CAPITULO IV
A MI ME LO
HICISTEIS
POR UNA NUEVA CULTURA DE LA VIDA
HUMANA
« Vosotros sois el pueblo adquirido por Dios para anunciar sus
alabanzas » (cf. 1 P 2, 9): el pueblo de la vida y para la vida
78. La Iglesia ha recibido el Evangelio
como anuncio y fuente de gozo y salvación. Lo ha recibido como don de Jesús,
enviado del Padre « para anunciar a los pobres la Buena Nueva » (Lc 4, 18). Lo ha recibido a través de
los Apóstoles, enviados por El a todo el mundo (cf. Mc 16, 15; Mt 28, 19-20).
La Iglesia, nacida de esta acción evangelizadora, siente resonar en sí misma
cada día la exclamación del Apóstol: « ¡Ay de mí si no predicara el Evangelio!
» (1 Cor 9, 16). En efecto, « evangelizar —como escribía Pablo VI— constituye la dicha y vocación propia de la
Iglesia, su identidad más profunda. Ella existe para evangelizar
».101
La evangelización es una acción global y dinámica, que
compromete a la Iglesia a participar en la misión profética, sacerdotal y real
del Señor Jesús. Por tanto, conlleva inseparablemente las dimensiones del anuncio, de la celebración y del servicio de la
caridad. Es un acto profundamente
eclesial, que exige la cooperación de todos los operarios del Evangelio,
cada uno según su propio carisma y ministerio.
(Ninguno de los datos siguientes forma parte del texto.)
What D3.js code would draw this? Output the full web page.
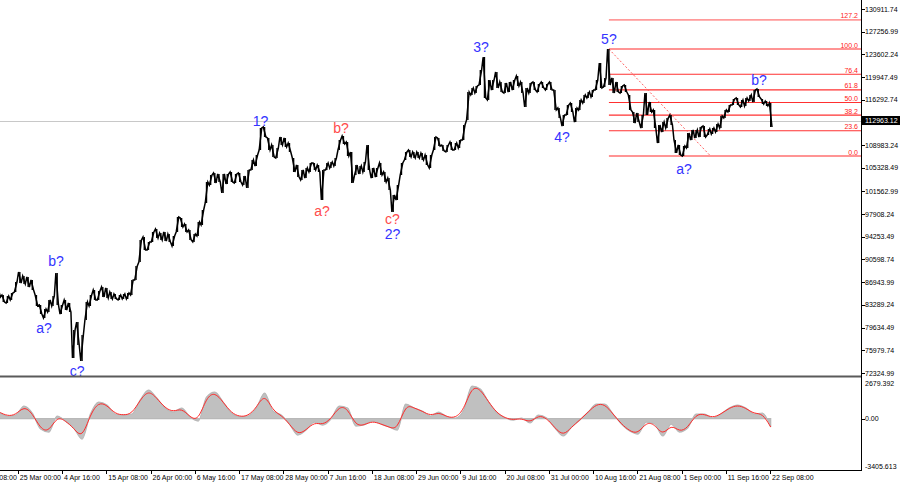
<!DOCTYPE html>
<html><head><meta charset="utf-8">
<script src="https://cdn.jsdelivr.net/npm/d3@7"></script>
<style>
html,body{margin:0;padding:0;background:#fff;overflow:hidden}
svg{display:block;font-family:"Liberation Sans",Arial,sans-serif}
</style>
</head><body>
<svg id="c" width="900" height="485"></svg>
<script>
// ---------- DATA ----------
const firstDay = "2025-03-20T12:00";   // one bar group per day
const highs = [86170,84880,84720,85200,86970,88580,87940,87780,87290,84880,
83270,82630,84080,84720,88420,83270,84080,83590,79250,80530,
78440,83750,84880,85680,85520,86170,86010,85360,85040,84880,
85040,85200,87290,89550,93730,94220,93410,95020,95500,94860,
95020,94700,94380,97430,97270,96310,95340,94700,96630,98560,
103070,104190,104520,104360,104360,104360,104680,104360,104520,104030,
105000,106610,107410,111760,111920,110150,109020,108540,110310,110150,
109340,106930,105800,105000,105320,106130,106130,105800,105000,106130,
106290,106930,109830,110470,109510,107900,105800,105640,106290,109020,
105320,105320,106130,104680,103710,100980,102580,106130,107900,108220,
107900,107900,107740,107410,107410,110310,110150,109020,109020,109510,
109340,109830,112240,117550,118200,118520,121090,123190,119480,119480,
120770,119160,119000,119160,119480,120130,119160,118200,119000,119160,
118840,119160,118840,119160,117870,114980,113850,115460,115780,114980,
116270,117070,117550,117870,119480,122220,119810,124470,119810,119160,
118520,118680,117070,114330,114170,113850,117390,115940,114660,112240,
112720,113370,113850,109830,109020,108860,110950,111440,111440,111920,
112080,111600,111760,112400,113690,114660,115460,116430,116590,116270,
116590,117070,117870,118040,116430,116100,115780];
const lows = [84560,83750,83590,84080,85360,86810,86650,86170,85680,83110,
81820,81180,82140,83110,83270,81820,82470,82140,74740,76830,
74260,80860,83110,84080,84080,84560,84400,84240,84240,84080,
84240,84240,84880,87290,90190,92120,92120,93410,94050,93730,
93570,93410,92770,95020,95820,95020,93730,93410,94380,96150,
99690,102580,102910,103070,101300,102750,103070,102910,103070,102580,
102100,105000,105640,108220,110310,108220,107090,106930,109020,108700,
107900,104680,103870,103390,103710,104680,105000,104680,100170,105000,
105320,105640,108220,109180,107250,102910,104190,104360,104680,105000,
103710,103870,104190,103070,101780,98240,100170,104190,106610,107090,
106930,106930,106610,105800,105320,108220,108860,108060,107900,108220,
108220,108540,109830,113050,117070,117390,118680,116590,116270,117870,
118200,117550,117390,117550,117870,118520,117390,115140,117390,117870,
117550,118200,117870,117870,114660,113370,112080,113850,114330,112720,
114660,115780,116590,116750,117870,118200,118360,118680,117390,117550,
117390,117550,114660,112560,112720,111760,113850,114330,111760,109340,
111120,111760,112240,107740,107410,107250,108540,109830,110150,110310,
110310,110630,110790,111120,111760,113370,114330,115460,115460,115140,
115300,116100,115940,116750,115620,115300,111920];

const yTickLabels = ["130911.74","127256.99","123602.24","119947.49","116292.74",
  "108983.24","105328.49","101562.99","97908.24","94253.49","90598.74","86943.99",
  "83289.24","79634.49","75979.74","72324.99"];
const priceMin = 72324.99, priceMax = 130911.74;
const currentPrice = 112963.12;

const xTickLabels = ["14 Mar 08:00","25 Mar 00:00","4 Apr 16:00","15 Apr 08:00","26 Apr 00:00",
  "6 May 16:00","17 May 08:00","28 May 00:00","7 Jun 16:00","18 Jun 08:00","29 Jun 00:00",
  "9 Jul 16:00","20 Jul 08:00","31 Jul 00:00","10 Aug 16:00","21 Aug 08:00","1 Sep 00:00",
  "11 Sep 16:00","22 Sep 08:00"];

const fibStart = "2025-08-14T12:00";
const fibHigh = 124470, fibLow = 107250;
const fibLevels = ["0.0","23.6","38.2","50.0","61.8","76.4","100.0","127.2"];
const trendLine = [["2025-08-14T12:00",124470],["2025-09-08T00:00",107250]];

const waveText   = ["b?","a?","c?","1?","b?","a?","c?","2?","3?","4?","5?","a?","b?"];
const waveDates  = ["2025-04-03T05:00","2025-03-31T08:00","2025-04-08T07:00","2025-05-22T12:00",
  "2025-06-10T22:00","2025-06-06T08:00","2025-06-23T08:00","2025-06-23T08:00","2025-07-14T16:00",
  "2025-08-03T05:00","2025-08-14T12:00","2025-09-01T14:00","2025-09-19T16:00"];
const wavePrices = [90350,79570,72650,112890,111760,98400,97190,94700,124800,110310,126080,105160,119480];
const waveKind   = ["major","major","major","major","minor","minor","minor","major","major","major","major","major","major"];

// oscillator: one value every 2 days from firstDay
const oscValues = [446,176,243,852,379,-703,-906,176,-162,-636,-1379,311,1122,919,311,243,311,1258,1934,1393,
717,446,717,108,-162,1460,1798,1122,379,128,176,717,1731,514,243,-365,-1109,-771,-230,-433,
-27,852,717,-500,-433,-162,-365,-568,-771,987,717,514,176,446,108,41,581,2204,2001,1122,
379,41,-95,41,-297,243,41,-636,-1176,-568,-95,446,987,987,311,-365,-838,-1041,-230,-365,
-1176,-365,-906,-636,311,311,41,311,717,919,717,311,379,-568];
const oscMax = 2679.392, oscMin = -3405.613;
const oscTickLabels = ["2679.392","0.00","-3405.613"];

// ---------- LAYOUT ----------
const svg = d3.select("#c");
const plotR = 861;
const parse = d3.utcParse("%Y-%m-%dT%H:%M");
const t0 = parse(firstDay);
const days = highs.map((_, i) => d3.utcDay.offset(t0, i));
const x = d3.scaleUtc().domain([t0, days[days.length - 1]]).range([-0.9, 770.7]);
const y = d3.scaleLinear().domain([priceMin, priceMax]).range([373, 9]);
const oscTop = 379, oscBot = 469;
const yo = d3.scaleLinear().domain([oscMin, oscMax]).range([oscBot, oscTop]);

svg.append("clipPath").attr("id","cp").append("rect")
  .attr("x",0).attr("y",0).attr("width",plotR).attr("height",376);
const main = svg.append("g").attr("clip-path","url(#cp)");

// current price line
main.append("line").attr("x1",0).attr("x2",plotR)
  .attr("y1",Math.round(y(currentPrice))+0.5).attr("y2",Math.round(y(currentPrice))+0.5)
  .attr("stroke","#c8c8c8").attr("stroke-width",1);

// fib levels
const fx0 = x(parse(fibStart));
fibLevels.forEach(l => {
  const v = fibLow + (+l) / 100 * (fibHigh - fibLow);
  const yy = y(v);
  const strong = (l === "0.0" || l === "100.0" || l === "127.2");
  main.append("line").attr("x1",fx0).attr("x2",plotR).attr("y1",yy).attr("y2",yy)
    .attr("stroke", l === "127.2" ? "#ff9a9a" : (strong ? "#ff7070" : "#ff3030"))
    .attr("stroke-width", strong ? 1.6 : 1.1);
  main.append("text").attr("x",858).attr("y",yy-1.5).attr("text-anchor","end")
    .attr("font-size",7).attr("fill","#ff2020").text(l);
});
// trend line dashed
main.append("line")
  .attr("x1",x(parse(trendLine[0][0]))).attr("y1",y(trendLine[0][1]))
  .attr("x2",x(parse(trendLine[1][0]))).attr("y2",y(trendLine[1][1]))
  .attr("stroke","#ff6060").attr("stroke-width",1).attr("stroke-dasharray","2,2");

// price path: daily high-low bars + zigzag link
main.append("g").selectAll("line").data(days).join("line")
  .attr("x1",d=>x(d)).attr("x2",d=>x(d))
  .attr("y1",(d,i)=>y(highs[i])).attr("y2",(d,i)=>y(lows[i]))
  .attr("stroke","#000").attr("stroke-width",1.4);
const pts = [];
days.forEach((d, i) => {
  const xi = x(d);
  const mid = (highs[i] + lows[i]) / 2;
  const nm = i < days.length - 1 ? (highs[i+1] + lows[i+1]) / 2 : mid;
  if (nm > mid) { pts.push([xi-1.3, y(lows[i])], [xi+1.3, y(highs[i])]); }
  else { pts.push([xi-1.3, y(highs[i])], [xi+1.3, y(lows[i])]); }
});
main.append("path").attr("d", d3.line()(pts)).attr("fill","none")
  .attr("stroke","#000").attr("stroke-width",1.5).attr("stroke-linejoin","miter");

// wave labels
waveText.forEach((t, i) => {
  svg.append("text").attr("x", x(parse(waveDates[i]))).attr("y", y(wavePrices[i]))
    .attr("text-anchor","middle").attr("dominant-baseline","central")
    .attr("font-size",14).attr("fill", waveKind[i] === "minor" ? "#ff4b4b" : "#3434ff")
    .text(t);
});

// separators & axes
svg.append("line").attr("x1",0).attr("x2",plotR).attr("y1",376.5).attr("y2",376.5)
  .attr("stroke","#5a5a5a").attr("stroke-width",2);
svg.append("line").attr("x1",plotR+0.5).attr("x2",plotR+0.5).attr("y1",0).attr("y2",470)
  .attr("stroke","#000").attr("stroke-width",1);
svg.append("line").attr("x1",0).attr("x2",plotR+1).attr("y1",470.5).attr("y2",470.5)
  .attr("stroke","#000").attr("stroke-width",1);

// right price axis
yTickLabels.forEach(s => {
  const yy = y(+s);
  svg.append("line").attr("x1",plotR).attr("x2",plotR+4).attr("y1",Math.round(yy)+0.5).attr("y2",Math.round(yy)+0.5)
    .attr("stroke","#000");
  svg.append("text").attr("x",865).attr("y",yy).attr("dominant-baseline","central")
    .attr("font-size",7).attr("fill","#000").text(s);
});
// current price tag
const cy = y(currentPrice);
svg.append("rect").attr("x",plotR+1).attr("y",cy-4.5).attr("width",40).attr("height",9).attr("fill","#000");
svg.append("text").attr("x",865).attr("y",cy).attr("dominant-baseline","central")
  .attr("font-size",7).attr("fill","#fff").text(currentPrice.toFixed(2));

// time axis
const tp = d3.utcParse("%Y %d %b %H:%M");
xTickLabels.forEach(s => {
  const xx = x(tp("2025 " + s));
  svg.append("line").attr("x1",Math.round(xx)+0.5).attr("x2",Math.round(xx)+0.5)
    .attr("y1",470).attr("y2",474).attr("stroke","#000");
  svg.append("text").attr("x",xx+2).attr("y",480).attr("font-size",7).attr("fill","#000").text(s);
});

// oscillator panel
const oscDates = oscValues.map((_, k) => d3.utcDay.offset(t0, 2*k));
const osc = svg.append("g");
osc.append("path")
  .attr("d", d3.area().x((d,k)=>x(oscDates[k])).y0(yo(0)).y1(d=>yo(d)).curve(d3.curveMonotoneX)(oscValues))
  .attr("fill","#c0c0c0").attr("stroke","#b8b8b8").attr("stroke-width",1.2);
osc.append("path")
  .attr("d", d3.line().x((d,k)=>x(oscDates[k])).y(d=>yo(d)).curve(d3.curveBasis)(oscValues))
  .attr("fill","none").attr("stroke","#ff2a2a").attr("stroke-width",1);
[[oscMax, oscTickLabels[0], 4],[0, oscTickLabels[1], 0],[oscMin, oscTickLabels[2], -3]].forEach(([v, s, off]) => {
  const yy = yo(v);
  if (v === 0) svg.append("line").attr("x1",plotR).attr("x2",plotR+4).attr("y1",Math.round(yy)+0.5).attr("y2",Math.round(yy)+0.5).attr("stroke","#000");
  svg.append("text").attr("x",865).attr("y",yy+off).attr("dominant-baseline","central")
    .attr("font-size",7).attr("fill","#000").text(s);
});
</script>
</body></html>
Así sucede también cuando se trata de anunciar el Evangelio de la vida, parte integrante
del Evangelio que es Jesucristo. Nosotros estamos al servicio de este
Evangelio, apoyados por la certeza de haberlo recibido como don y de haber sido
enviados a proclamarlo a toda la humanidad « hasta los confines de la tierra »
(Hch 1, 8). Mantengamos, por ello, la conciencia humilde y
agradecida de ser el pueblo de la vida y para
la vida y presentémonos de este modo ante todos.
79.
Somos el pueblo de la vida porque
Dios, en su amor gratuito, nos ha dado el Evangelio
de la vida y hemos sido transformados y salvados por este mismo Evangelio.
Hemos sido redimidos por el « autor de la vida » (Hch 3, 15) a precio de su preciosa sangre (cf. 1 Cor 6, 20; 7, 23; 1 P 1,
19) y mediante el baño bautismal hemos sido injertados en El (cf. Rm 6, 4-5; Col 2, 12), como ramas que reciben savia y fecundidad del árbol
único (cf. Jn 15, 5). Renovados
interiormente por la gracia del Espíritu, « que es Señor y da la vida », hemos
llegado a ser un pueblo para la vida
y estamos llamados a comportarnos como tal.
Somos enviados: estar
al servicio de la vida no es para nosotros una vanagloria, sino un deber, que
nace de la conciencia de ser el pueblo adquirido por Dios para anunciar sus
alabanzas (cf. 1 P 2, 9). En nuestro
camino nos guía y sostiene la ley del
amor: el amor cuya fuente y modelo es el Hijo de Dios hecho hombre, que «
muriendo ha dado la vida al mundo ».102
Somos enviados como
pueblo. El compromiso al servicio de la vida obliga a todos y cada uno. Es una responsabilidad propiamente «
eclesial », que exige la acción concertada y generosa de todos los miembros y
de todas las estructuras de la comunidad cristiana. Sin embargo, la
misión comunitaria no elimina ni disminuye la responsabilidad de cada persona, a la cual se dirige el
mandato del Señor de « hacerse prójimo » de cada hombre: « Vete y haz tú lo
mismo » (Lc 10, 37).
Todos juntos
sentimos el deber de anunciar el
Evangelio de la vida, de celebrarlo en
la liturgia y en toda la existencia, de
servirlo con las diversas iniciativas y estructuras de apoyo y promoción.